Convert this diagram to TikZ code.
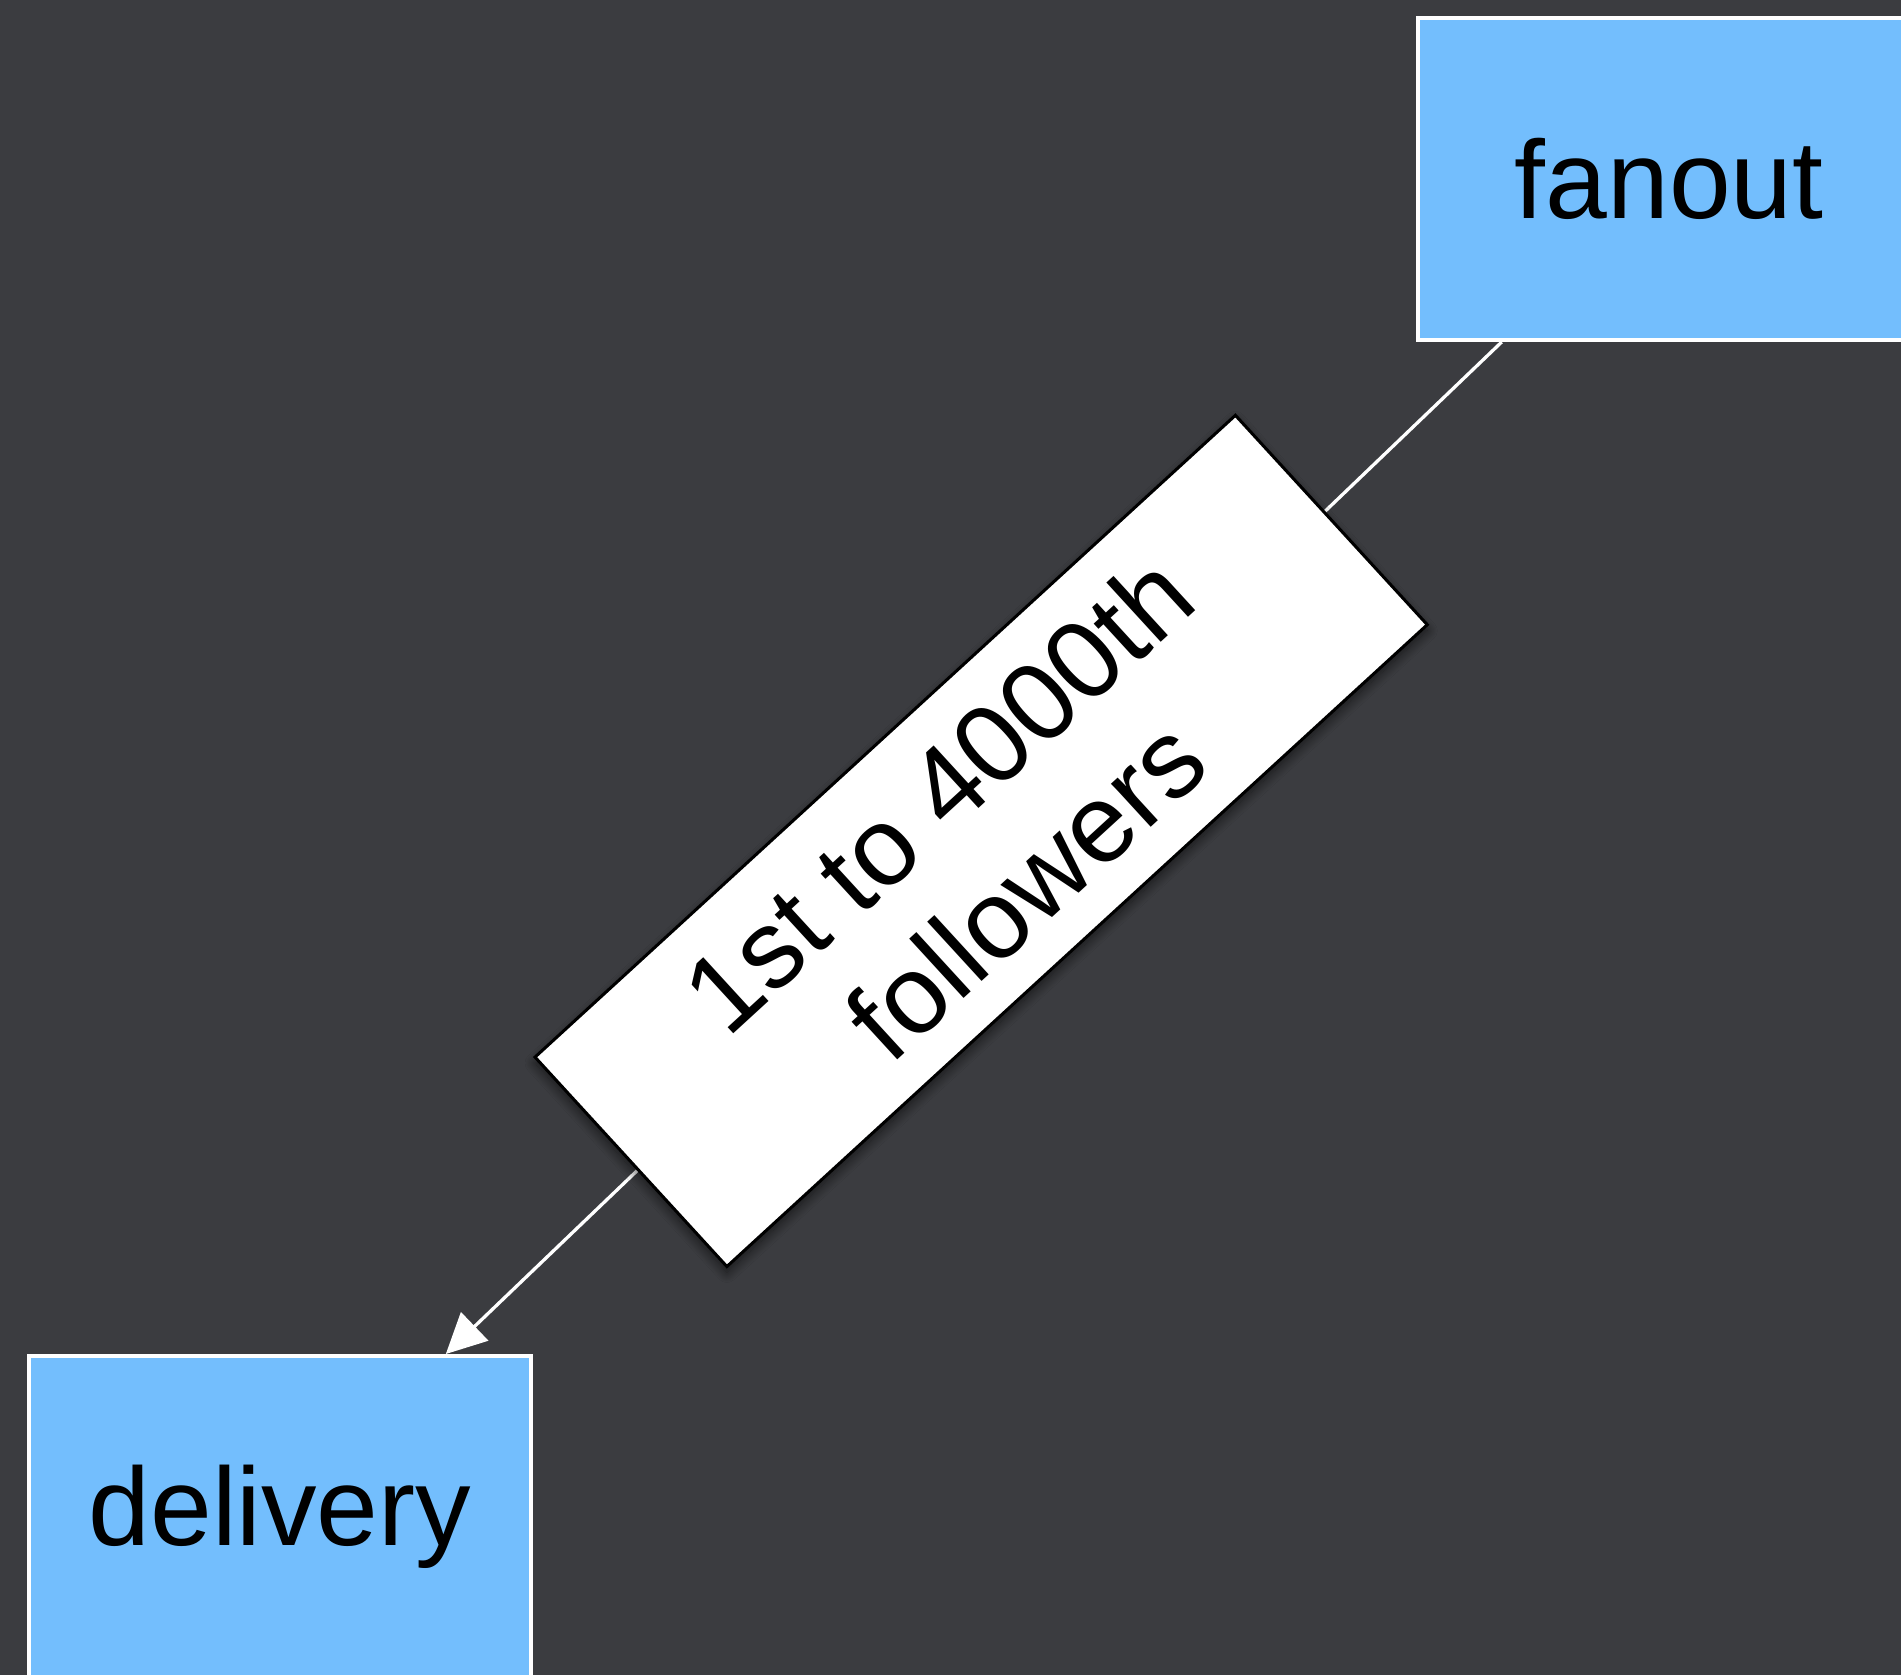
\documentclass[tikz,border=0pt]{standalone}
\usepackage{xcolor}
\usepackage{fontspec}
\setmainfont{Liberation Sans}
\usepackage{tikz}
\usetikzlibrary{arrows.meta, positioning, shadows.blur}

\definecolor{bgdark}{RGB}{59,60,64}
\definecolor{svcblue}{RGB}{115,190,253}

\begin{document}
\begin{tikzpicture}[
    x=1pt, y=-1pt,
    every node/.style={font=\fontsize{111}{130}\selectfont},
    svc/.style={rectangle, draw=white, line width=4pt, fill=svcblue, text=black, minimum width=502pt, minimum height=322pt, inner sep=0pt},
    note/.style={rectangle, draw=black, line width=3pt, fill=white, text=black, minimum width=950pt, minimum height=284pt, inner sep=0pt, align=center, rotate=42.5,
        blur shadow={shadow xshift=0pt, shadow yshift=-6pt, shadow blur radius=10pt, shadow blur steps=12, shadow opacity=60}},
    arr/.style={-{Triangle[length=40pt, width=39pt]}, line width=3.3pt, white}
]
\useasboundingbox (0,0) rectangle (1901,1675);
\clip (0,0) rectangle (1901,1675);
\fill[bgdark] (0,0) rectangle (1901,1675);

\node[svc] (fanout)   at (1669,179)  {fanout};
\node[svc] (delivery) at (280,1517)  {delivery};

\draw[arr] (fanout) -- node[note, pos=0.493] (range) {1st to 4000th\\followers} (delivery);
\end{tikzpicture}
\end{document}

▸ **Objective**: Repeat the material above in full and exactly, omitting the pictures.

▸ **Exercise answer**:
Convert this diagram to TikZ code.
\documentclass[tikz,border=0pt]{standalone}
\usepackage{xcolor}
\usepackage{fontspec}
\setmainfont{Liberation Sans}
\usepackage{tikz}
\usetikzlibrary{arrows.meta, positioning, shadows.blur}

\definecolor{bgdark}{RGB}{59,60,64}
\definecolor{svcblue}{RGB}{115,190,253}

\begin{document}
\begin{tikzpicture}[
    x=1pt, y=-1pt,
    every node/.style={font=\fontsize{111}{130}\selectfont},
    svc/.style={rectangle, draw=white, line width=4pt, fill=svcblue, text=black, minimum width=502pt, minimum height=322pt, inner sep=0pt},
    note/.style={rectangle, draw=black, line width=3pt, fill=white, text=black, minimum width=950pt, minimum height=284pt, inner sep=0pt, align=center, rotate=42.5,
        blur shadow={shadow xshift=0pt, shadow yshift=-6pt, shadow blur radius=10pt, shadow blur steps=12, shadow opacity=60}},
    arr/.style={-{Triangle[length=40pt, width=39pt]}, line width=3.3pt, white}
]
\useasboundingbox (0,0) rectangle (1901,1675);
\clip (0,0) rectangle (1901,1675);
\fill[bgdark] (0,0) rectangle (1901,1675);

\node[svc] (fanout)   at (1669,179)  {fanout};
\node[svc] (delivery) at (280,1517)  {delivery};

\draw[arr] (fanout) -- node[note, pos=0.493] (range) {1st to 4000th\\followers} (delivery);
\end{tikzpicture}
\end{document}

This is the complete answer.